What is the Status of the Textile Sector of India?

  • About:
    • Textiles & garments industry is labour intensive sector that employs 45 millions people in India is second only to the agriculture sector in terms of employment.
    • India’s textiles sector is one of the oldest industries in the Indian economy, and is a storehouse and carrier of traditional skills, heritage and culture.
    • It can be divided into two segments:
      • The unorganised sector is small scale and uses traditional tools and methods. It consists of handloom, handicrafts and sericulture (Production of silk).
      • The organised sector uses modern machinery and techniques and consists of the spinning, apparel and garments segment.
  • Significance of the Textiles Sector:
    • It contributes 2.3% to Indian Gross Domestic Product, 7% of Industrial Output, 12% to the export earnings of India and employs more than 21% of total employment.
    • India is the 6th largest producer of Technical Textiles with 6% Global Share, largest producer of cotton & jute in the world.
      • Technical textiles are functional fabrics that have applications across various industries including automobiles, civil engineering and construction, agriculture, healthcare, industrial safety, personal protection etc.
    • India is also the second largest producer of silk in the world and 95% of the world’s hand-woven fabric comes from India.

What are the Initiatives related to the Textile Sector?

  • Amended Technology Upgradation Fund Scheme (ATUFS): In 2015, the government approved the scheme for technology upgradation of the textiles industry.
  • Scheme for Integrated Textile Parks (SITP): To assist small and medium entrepreneurs in the textile industry to clusterize investments in textile parks by providing financial support for world class infrastructure in the parks.
  • Power-Tex India: It comprises new research and development in power loom textiles, new markets, branding, subsidies and welfare schemes for the workers.
  • Silk Samagra Scheme: It focuses on improving the quality and productivity of domestic silk thereby reducing the country’s dependence on imported silk.
  • Jute ICARE: This pilot project launched in 2015 is aimed at addressing the difficulties faced by the jute cultivators by providing them certified seeds at subsidized rates, and by popularizing several newly developed retting technologies under water limiting conditions.
  • National Technical Textile Mission: It aims to position the country as a global leader in technical textiles and increase the use of technical textiles in the domestic market.
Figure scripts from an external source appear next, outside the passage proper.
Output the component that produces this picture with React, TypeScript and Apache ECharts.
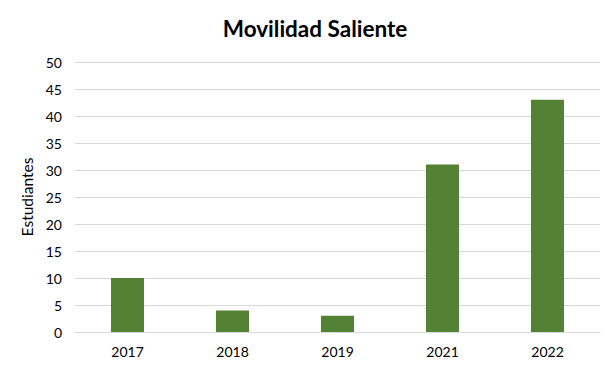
import React, { useEffect, useRef } from "react";
import * as echarts from "echarts";

const categories = ["2017", "2018", "2019", "2021", "2022"];
const values = [10, 4, 3, 31, 43];
const yTicks = { min: 0, max: 50, interval: 5 };

export default function App() {
  const ref = useRef<HTMLDivElement>(null);
  useEffect(() => {
    document.body.style.margin = "0";
    const chart = echarts.init(ref.current!, null, { renderer: "svg" });
    chart.setOption({
      animation: false,
      backgroundColor: "#ffffff",
      textStyle: { fontFamily: "Lato" },
      title: {
        text: "Movilidad Saliente",
        left: 310,
        textAlign: "center",
        top: 12,
        textStyle: { fontFamily: "Lato", fontSize: 22.5, fontWeight: "bold", color: "#000000" },
      },
      grid: { left: 75, right: 16, top: 62, bottom: 38 },
      xAxis: {
        type: "category",
        data: categories,
        axisLine: { show: true, lineStyle: { color: "#d9d9d9" } },
        axisTick: { show: false },
        axisLabel: { color: "#000000", fontSize: 14, margin: 12, fontFamily: "Lato" },
      },
      yAxis: {
        type: "value",
        min: yTicks.min,
        max: yTicks.max,
        interval: yTicks.interval,
        name: "Estudiantes",
        nameLocation: "middle",
        nameGap: 35,
        nameRotate: 90,
        nameTextStyle: { color: "#000000", fontSize: 15.5, fontFamily: "Lato" },
        axisLine: { show: false },
        axisTick: { show: false },
        axisLabel: { color: "#000000", fontSize: 14, margin: 13, fontFamily: "Lato" },
        splitLine: { lineStyle: { color: "#d9d9d9" } },
      },
      series: [
        {
          type: "bar",
          data: values,
          barWidth: "31.5%",
          itemStyle: { color: "#548235" },
        },
      ],
    });
    return () => chart.dispose();
  }, []);
  return <div ref={ref} style={{ width: 616, height: 370 }} />;
}
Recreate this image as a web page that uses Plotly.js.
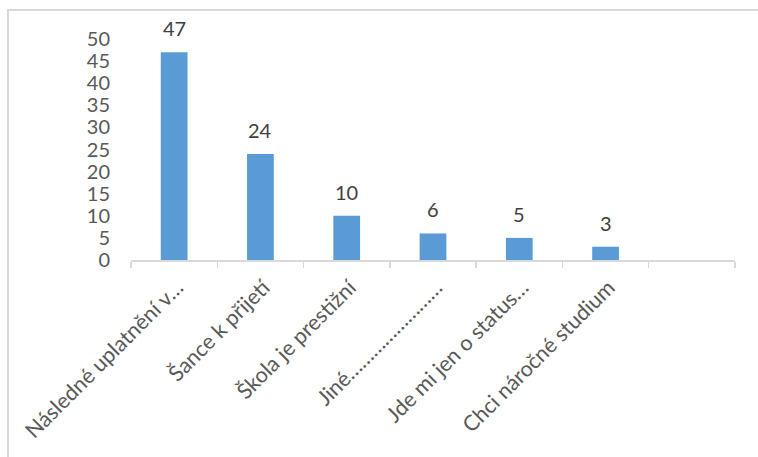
<!DOCTYPE html>
<html>
<head>
<meta charset="utf-8">
<script src="https://cdn.plot.ly/plotly-3.0.1.min.js"></script>
<style>
html,body{margin:0;padding:0;background:#fff;}
#chart{width:758px;height:457px;}
</style>
</head>
<body>
<div id="chart"></div>
<script>
const categories = [
  "Následné uplatnění v…",
  "Šance k přijetí",
  "Škola je prestižní",
  "Jiné\u2026\u2026\u2026\u2026\u2026\u2026\u2026\u2026",
  "Jde mi jen o status…",
  "Chci náročné studium",
  " "
];
const values = [47, 24, 10, 6, 5, 3, null];
const yTicks = [0, 5, 10, 15, 20, 25, 30, 35, 40, 45, 50];

const FONT = "Lato, Carlito, 'Liberation Sans', sans-serif";

const annotations = categories
  .map((c, i) => ({c, v: values[i]}))
  .filter(d => d.v !== null)
  .map(d => ({
    x: d.c, y: d.v, xref: 'x', yref: 'y',
    text: String(d.v), showarrow: false,
    yanchor: 'bottom', yshift: 10,
    font: {family: FONT, size: 20, color: '#404040'}
  }));

const trace = {
  type: 'bar',
  x: categories,
  y: values,
  marker: {color: '#5b9bd5'},
  width: 0.31,
  hoverinfo: 'none'
};

const layout = {
  width: 758, height: 457,
  margin: {l: 131, r: 23, t: 39, b: 197},
  paper_bgcolor: '#ffffff',
  plot_bgcolor: '#ffffff',
  showlegend: false,
  font: {family: FONT, color: '#595959'},
  xaxis: {
    type: 'category',
    categoryorder: 'array',
    categoryarray: categories,
    range: [-0.5, 6.5],
    tickangle: -45,
    tickson: 'boundaries',
    ticks: 'outside',
    ticklen: 6,
    tickcolor: '#d9d9d9',
    tickwidth: 1.5,
    showline: true,
    linecolor: '#d9d9d9',
    linewidth: 1.5,
    showgrid: false,
    zeroline: false,
    ticklabelstandoff: 5,
    ticklabelshift: 3,
    tickfont: {family: FONT, size: 21.5, color: '#595959'},
    fixedrange: true
  },
  yaxis: {
    range: [0, 50],
    tickvals: yTicks,
    ticktext: yTicks.map(String),
    showgrid: false,
    zeroline: false,
    showline: false,
    ticks: '',
    ticklabelstandoff: 20,
    tickfont: {family: FONT, size: 20, color: '#595959'},
    fixedrange: true
  },
  annotations: annotations,
  shapes: [{
    type: 'rect', xref: 'paper', yref: 'paper',
    x0: -0.2036, x1: 1.2, y0: -1.2, y1: 1.131,
    line: {color: '#d9d9d9', width: 2},
    fillcolor: 'rgba(0,0,0,0)',
    layer: 'below'
  }]
};

Plotly.newPlot('chart', [trace], layout, {displayModeBar: false, staticPlot: true});
</script>
</body>
</html>
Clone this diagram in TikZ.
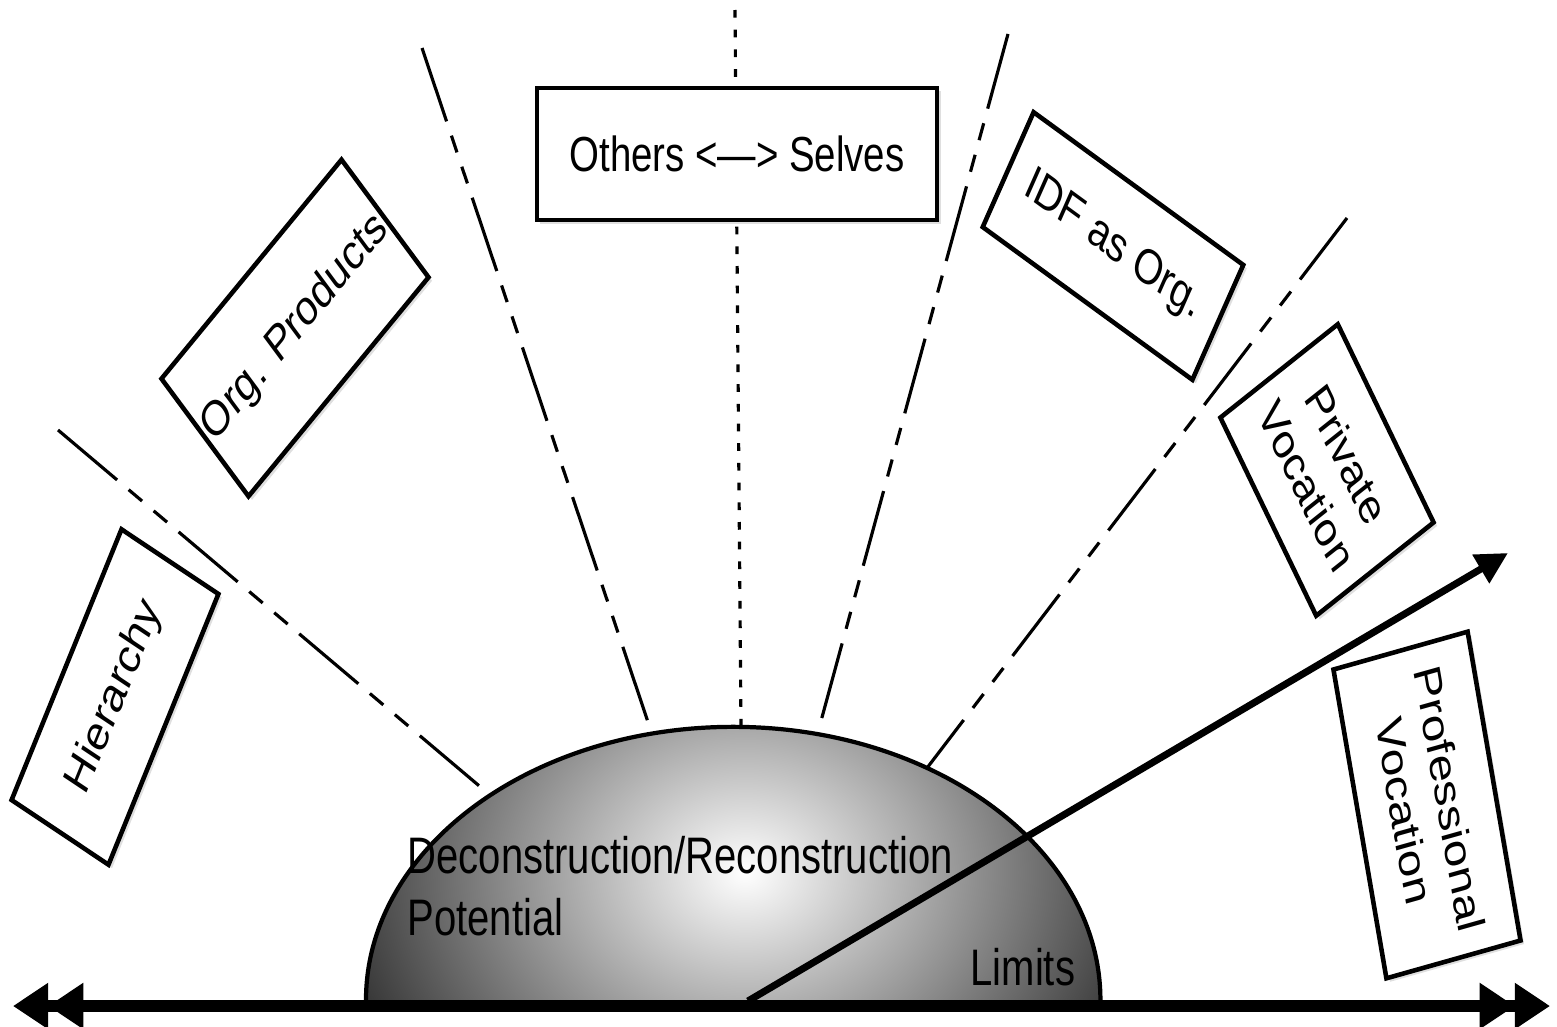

It aims to take the domestic market size to USD 40 billion to USD 50 billion by 2024.

Way Forward

  • For centuries, Indian textile crafts have dazzled the world with their beauty.
  • Despite the pressures of industrial mass production and competition from new countries, it is essential that these iconic heritage crafts are taken stock of and promoted as contemporary treasures.
  • The Textile sector has great potential, and it should be realised by using innovations, latest technology and facilitations.